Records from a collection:
● ● ●

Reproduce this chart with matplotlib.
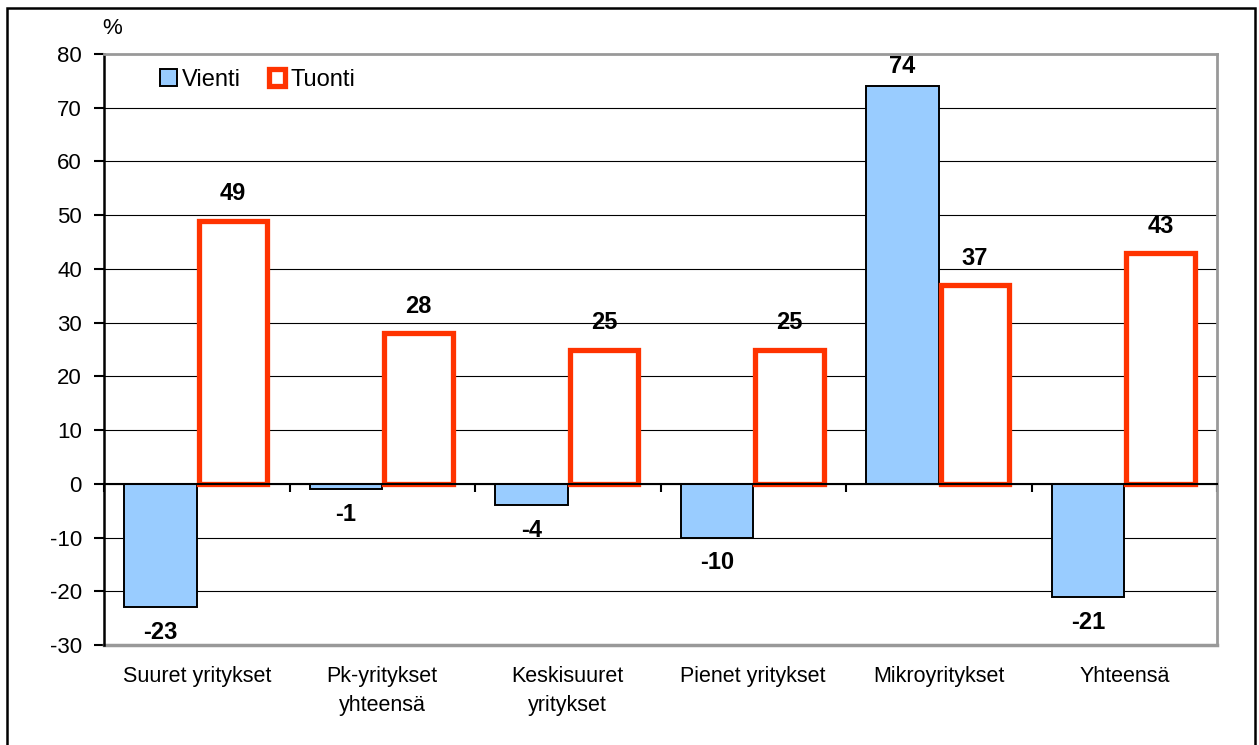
import matplotlib
matplotlib.use("Agg")
import matplotlib.pyplot as plt
import numpy as np
from matplotlib.patches import Rectangle

plt.rcParams['font.family'] = ['Liberation Sans', 'DejaVu Sans']
plt.rcParams['axes.unicode_minus'] = False

# data
categories = ["Suuret yritykset", "Pk-yritykset\nyhteensä", "Keskisuuret\nyritykset",
              "Pienet yritykset", "Mikroyritykset", "Yhteensä"]
vienti = [-23, -1, -4, -10, 74, -21]
tuonti = [49, 28, 25, 25, 37, 43]

blue = "#99CCFF"
red = "#FF3300"

fig = plt.figure(figsize=(12.59, 7.45), dpi=100)
ax = fig.add_axes([104/1259, 1-645/745, (1217-104)/1259, (645-54)/745])

x = np.arange(len(categories))
w = 0.39
b1 = ax.bar(x - w/2, vienti, w, color=blue, edgecolor="black", linewidth=1.4, zorder=3, label="Vienti")
b2 = ax.bar(x + w/2, tuonti, w - 0.02, color="white", edgecolor=red, linewidth=3.8, zorder=3, label="Tuonti")

for xi, v in zip(x - w/2, vienti):
    if v < 0:
        ax.annotate(str(v), (xi, v), xytext=(0, -10), textcoords="offset points",
                    ha="center", va="top", fontsize=17, fontweight="bold")
    else:
        ax.annotate(str(v), (xi, v), xytext=(0, 6), textcoords="offset points",
                    ha="center", va="bottom", fontsize=17, fontweight="bold")
for xi, v in zip(x + w/2, tuonti):
    ax.annotate(str(v), (xi, v), xytext=(0, 11), textcoords="offset points",
                ha="center", va="bottom", fontsize=17, fontweight="bold")

ax.set_xlim(-0.5, len(categories) - 0.5)
ax.set_ylim(-30, 80)
ax.set_yticks(range(-30, 81, 10))
ax.tick_params(axis="y", direction="out", length=7, width=1.5, labelsize=16, pad=9)

# horizontal grid
for yv in range(-20, 80, 10):
    ax.axhline(yv, color="black", linewidth=0.8, zorder=1)

# spines
ax.spines["bottom"].set_position(("data", 0))
ax.spines["bottom"].set_linewidth(1.5)
ax.spines["bottom"].set_zorder(4)
ax.spines["left"].set_linewidth(1.8)
for s in ["top", "right"]:
    ax.spines[s].set_color("#999999")
    ax.spines[s].set_linewidth(2)
ax.axhline(-30, color="#999999", linewidth=2.5, zorder=2, clip_on=False)

ax.set_xticks(np.arange(-0.5, len(categories), 1))
ax.set_xticklabels([])
ax.tick_params(axis="x", direction="out", length=6, width=1.5)

for xi, lab in zip(x, categories):
    ax.text(xi, -0.035, lab, transform=ax.get_xaxis_transform(), ha="center", va="top",
            fontsize=15.5, linespacing=1.5)

fig.text(112/1259, 1-29/745, "%", ha="center", va="center", fontsize=16)

leg = ax.legend(loc="center left", bbox_to_anchor=(139/1259, 1-80/745),
                bbox_transform=fig.transFigure, ncol=2, frameon=False, fontsize=17,
                handlelength=0.7, handleheight=0.7, handletextpad=0.2, columnspacing=1.2)

fig.patches.append(Rectangle((7/1259, -0.02), (1255-7)/1259, 1.02 - 8/745,
                             transform=fig.transFigure, fill=False, edgecolor="black",
                             linewidth=1.8))

fig.savefig("out.png", dpi=100)
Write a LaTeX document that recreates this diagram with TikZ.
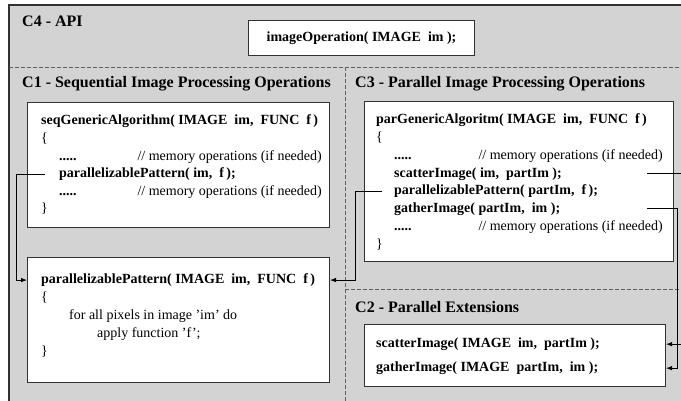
\documentclass[tikz,border=0pt]{standalone}
\usepackage{fontspec}
\setmainfont{Liberation Serif}
\usetikzlibrary{arrows.meta}
\definecolor{bg}{RGB}{211,211,211}
\definecolor{frame}{RGB}{50,50,50}
\definecolor{dashc}{RGB}{95,95,95}
\begin{document}
\begin{tikzpicture}[x=1pt,y=-1pt,
  ttl/.style={font=\fontsize{16}{18}\selectfont\bfseries, anchor=base west, inner sep=0pt},
  code/.style={font=\fontsize{14}{16}\selectfont\bfseries, anchor=base west, inner sep=0pt},
  txt/.style={font=\fontsize{14}{16}\selectfont, anchor=base west, inner sep=0pt},
  cmt/.style={font=\fontsize{14}{16}\selectfont, anchor=base east, inner sep=0pt},
  box/.style={draw=frame, fill=white, line width=1pt, anchor=north west, inner sep=0pt},
  conn/.style={draw=black, line width=0.8pt},
  arr/.style={conn, -{Latex[length=6pt,width=4.5pt]}},
  sepline/.style={draw=dashc, line width=1pt, dash pattern=on 3.5pt off 2.5pt}]
\useasboundingbox (0,0) rectangle (681,400);
\clip (0,0) rectangle (681,400);
\fill[white] (0,0) rectangle (681,400);
% outer C4 area
\draw[fill=bg, draw=frame, line width=1.5pt] (9,5) rectangle (720,440);
% separators
\draw[sepline] (9,67) -- (700,67);
\draw[sepline] (345,67) -- (345,420);
\draw[sepline] (345,289) -- (700,289);
% titles
\node[ttl] (t4) at (22,26.5) {C4 - API};
\node[ttl] (t1) at (22,87.5) {C1 - Sequential Image Processing Operations};
\node[ttl] (t3) at (355,87.5) {C3 - Parallel Image Processing Operations};
\node[ttl] (t2) at (355,312.5) {C2 - Parallel Extensions};
% API box
\node[box, minimum width=226pt, minimum height=35pt] (apibox) at (248,20) {};
\node[code, anchor=center] (api) at (apibox.center) {imageOperation(\ IMAGE\ \ im\ );};
% seq box
\node[box, minimum width=302pt, minimum height=125pt] (seqbox) at (27,102) {};
\node[code] (seqt) at (41,124) {seqGenericAlgorithm(\ IMAGE\ \ im,\ \ FUNC\ \ f\,)};
\node[txt] (seqo) at (41,142) {\{};
\node[code] (seqd1) at (59,160) {.....};
\node[cmt] (seqc1) at (322,160) {// memory operations (if needed)};
\node[code] (seqpp) at (59,177.5) {parallelizablePattern(\ im,\ \ f\,);};
\node[code] (seqd2) at (59,195) {.....};
\node[cmt] (seqc2) at (322,195) {// memory operations (if needed)};
\node[txt] (seqcl) at (41,212.5) {\}};
% parallelizablePattern box
\node[box, minimum width=302pt, minimum height=125pt] (ppbox) at (27,257) {};
\node[code] (ppt) at (41,283.5) {parallelizablePattern(\ IMAGE\ \ im,\ \ FUNC\ \ f\,)};
\node[txt] (ppo) at (41,301.5) {\{};
\node[txt] (pp1) at (69,319.5) {for all pixels in image 'im' do};
\node[txt] (pp2) at (97,337.5) {apply function 'f';};
\node[txt] (ppcl) at (41,355.5) {\}};
% par box
\node[box, minimum width=309pt, minimum height=160pt] (parbox) at (364,101) {};
\node[code] (part) at (376,123.5) {parGenericAlgoritm(\ IMAGE\ \ im,\ \ FUNC\ \ f\,)};
\node[txt] (paro) at (376,141.5) {\{};
\node[code] (pard1) at (394,159.5) {.....};
\node[cmt] (parc1) at (663,159.5) {// memory operations (if needed)};
\node[code] (parsc) at (394,177) {scatterImage(\ im,\ \ partIm\ );};
\node[code] (parpp) at (394,194.5) {parallelizablePattern(\ partIm,\ \ f\,);};
\node[code] (parga) at (394,212) {gatherImage(\ partIm,\ \ im\ );};
\node[code] (pard2) at (394,230) {.....};
\node[cmt] (parc2) at (663,230) {// memory operations (if needed)};
\node[txt] (parcl) at (376,248) {\}};
% C2 box
\node[box, minimum width=301pt, minimum height=62pt] (c2box) at (364,324) {};
\node[code] (c2sc) at (376,347.5) {scatterImage(\ IMAGE\ \ im,\ \ partIm\ );};
\node[code] (c2ga) at (376,371.5) {gatherImage(\ IMAGE\ \ partIm,\ \ im\ );};
% connector helper coordinates
\coordinate (lx) at (16,0);
\coordinate (mx) at (355,0);
\coordinate (rx1) at (647,0);
\coordinate (rx2) at (677,0);
\coordinate (rx3) at (683,0);
\coordinate (sst) at ([xshift=-14pt]seqpp.west);
\coordinate (pst) at ([xshift=-12pt]parpp.west);
% connectors
\draw[arr] (sst) -| (lx |- ppt.center) -- (ppt.center -| ppbox.west);
\draw[arr] (pst) -| (mx |- ppt.center) -- (ppt.center -| ppbox.east);
\draw[arr] (parsc.center -| rx1) -| (rx3 |- c2sc.center) -- (c2sc.center -| c2box.east);
\draw[arr] (parga.center -| rx1) -| (rx2 |- c2ga.center) -- (c2ga.center -| c2box.east);
\end{tikzpicture}
\end{document}
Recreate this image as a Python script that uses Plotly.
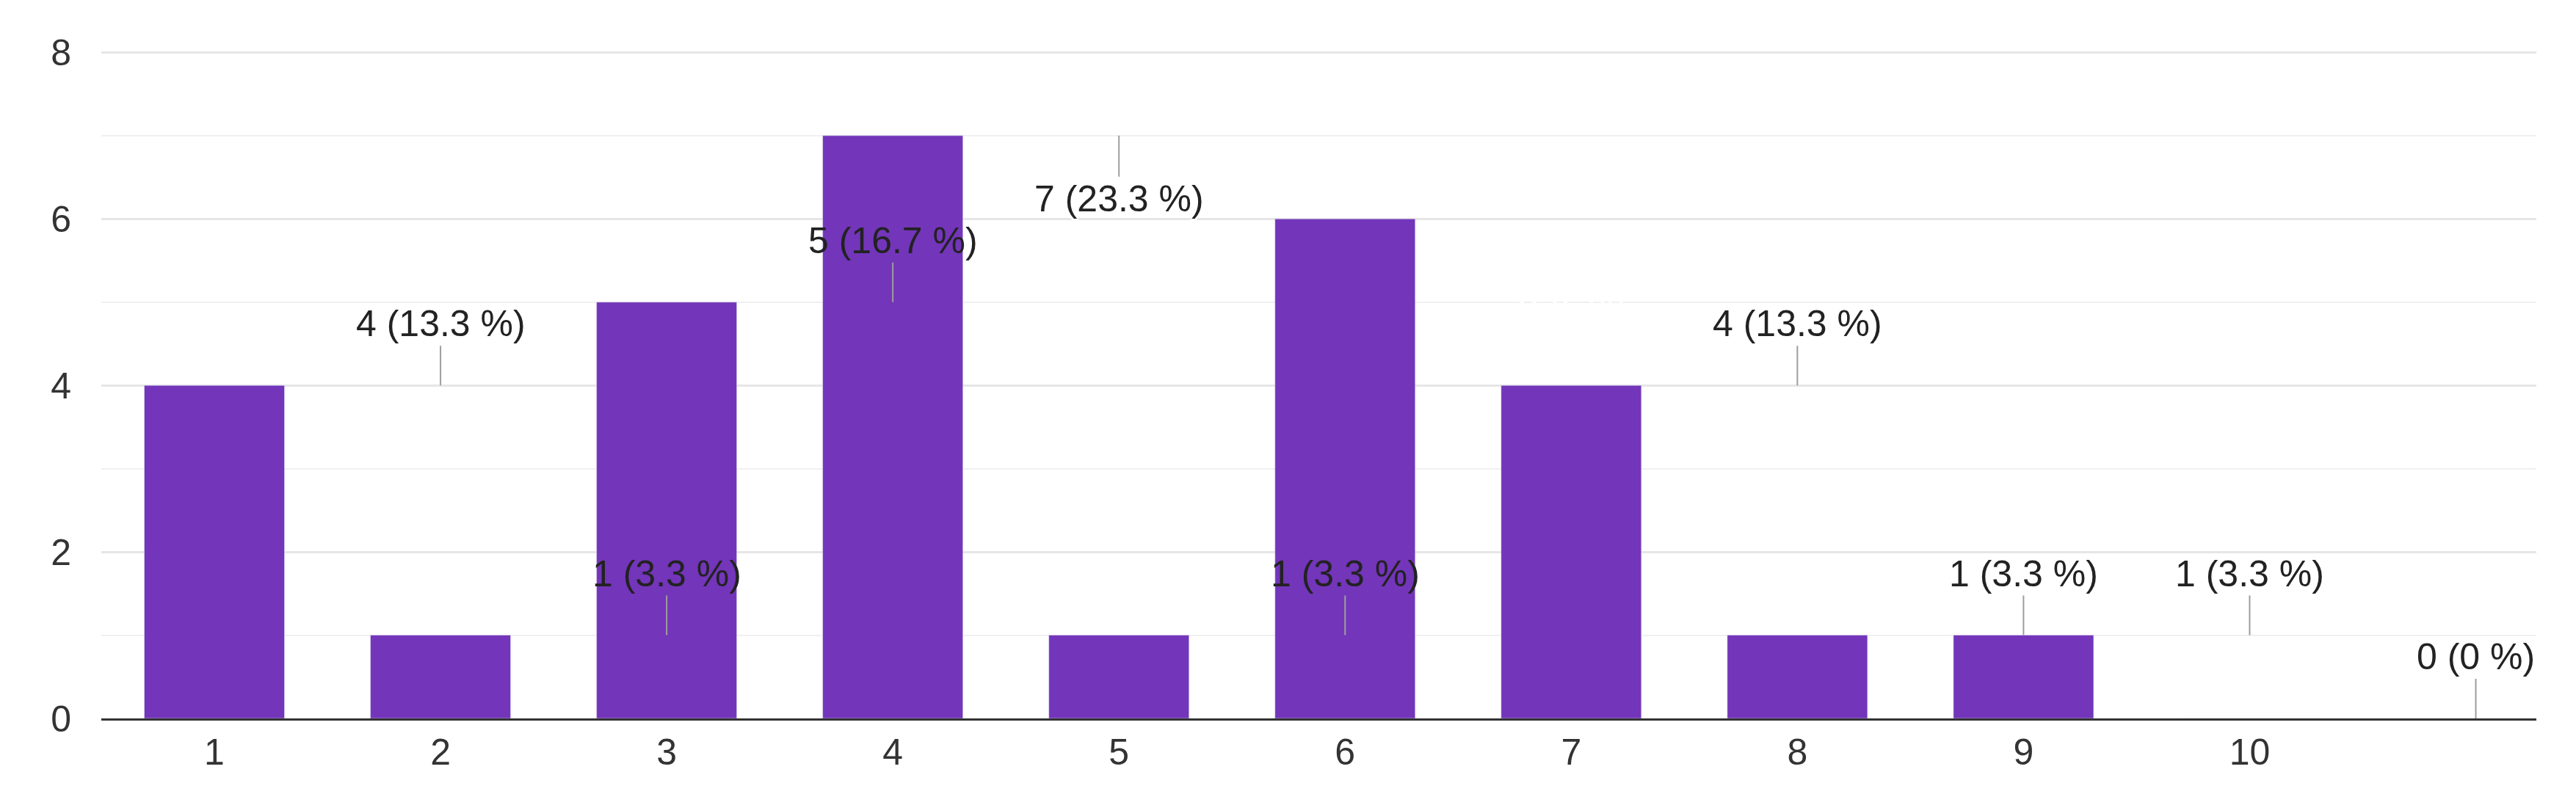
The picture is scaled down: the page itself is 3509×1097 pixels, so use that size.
import plotly.graph_objects as go

categories = ["1", "2", "3", "4", "5", "6", "7", "8", "9", "10"]
counts = [4, 1, 5, 7, 1, 6, 4, 1, 1, 0]
percents = ["13.3 %", "3.3 %", "16.7 %", "23.3 %", "3.3 %", "20 %", "13.3 %", "3.3 %", "3.3 %", "0 %"]

purple = "#7335b9"
fig = go.Figure(go.Bar(x=categories, y=counts, marker_color=purple, width=0.62,
                       hoverinfo="skip"))

FONT = "Liberation Sans, Arial"
for c, v, p in zip(categories, counts, percents):
    label = f"{v} ({p})"
    if c == "6":
        fig.add_annotation(x=c, y=v, text=f"{v}<br>({p})", showarrow=False,
                           yanchor="top", yshift=-8,
                           font=dict(color="white", size=50, family=FONT))
    elif c == "4":
        fig.add_annotation(x=c, y=v, text=label, showarrow=True, arrowhead=0,
                           arrowwidth=2, arrowcolor="#9e9e9e", ax=0, ay=56,
                           yanchor="top", font=dict(color="#222", size=50, family=FONT,
                                                    shadow="2px 2px 0px white, -2px -2px 0px white, 2px -2px 0px white, -2px 2px 0px white"))
    else:
        fig.add_annotation(x=c, y=v, text=label, showarrow=True, arrowhead=0,
                           arrowwidth=2, arrowcolor="#9e9e9e", ax=0, ay=-54,
                           yanchor="bottom", font=dict(color="#222", size=50, family=FONT))

fig.update_layout(
    width=3509, height=1097,
    margin=dict(l=130, r=62, t=60, b=126),
    plot_bgcolor="white", paper_bgcolor="white",
    showlegend=False,
    font=dict(family=FONT, size=50, color="#333"),
)
fig.update_xaxes(type="category", showgrid=False, showline=True, linecolor="#333", linewidth=3,
                 ticks="", tickfont=dict(size=50, color="#333"))
fig.update_yaxes(range=[0, 8.03], tickvals=[0, 2, 4, 6, 8], showgrid=True, gridcolor="#e6e6e6", gridwidth=3,
                 minor=dict(dtick=1, showgrid=True, gridcolor="#f0f0f0", gridwidth=2),
                 zeroline=False, ticks="", ticklabelstandoff=40,
                 tickfont=dict(size=50, color="#333"))

fig.write_html("out.html")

● ● ●

GIVEN TASK ->
Reproduce the material above exactly, first line through the line that contains "1-645/745, (1217-104)/1259, (645-54)/745])", minus the pictures.

FULL ANSWER ->
Reproduce this chart with matplotlib.
import matplotlib
matplotlib.use("Agg")
import matplotlib.pyplot as plt
import numpy as np
from matplotlib.patches import Rectangle

plt.rcParams['font.family'] = ['Liberation Sans', 'DejaVu Sans']
plt.rcParams['axes.unicode_minus'] = False

# data
categories = ["Suuret yritykset", "Pk-yritykset\nyhteensä", "Keskisuuret\nyritykset",
              "Pienet yritykset", "Mikroyritykset", "Yhteensä"]
vienti = [-23, -1, -4, -10, 74, -21]
tuonti = [49, 28, 25, 25, 37, 43]

blue = "#99CCFF"
red = "#FF3300"

fig = plt.figure(figsize=(12.59, 7.45), dpi=100)
ax = fig.add_axes([104/1259, 1-645/745, (1217-104)/1259, (645-54)/745])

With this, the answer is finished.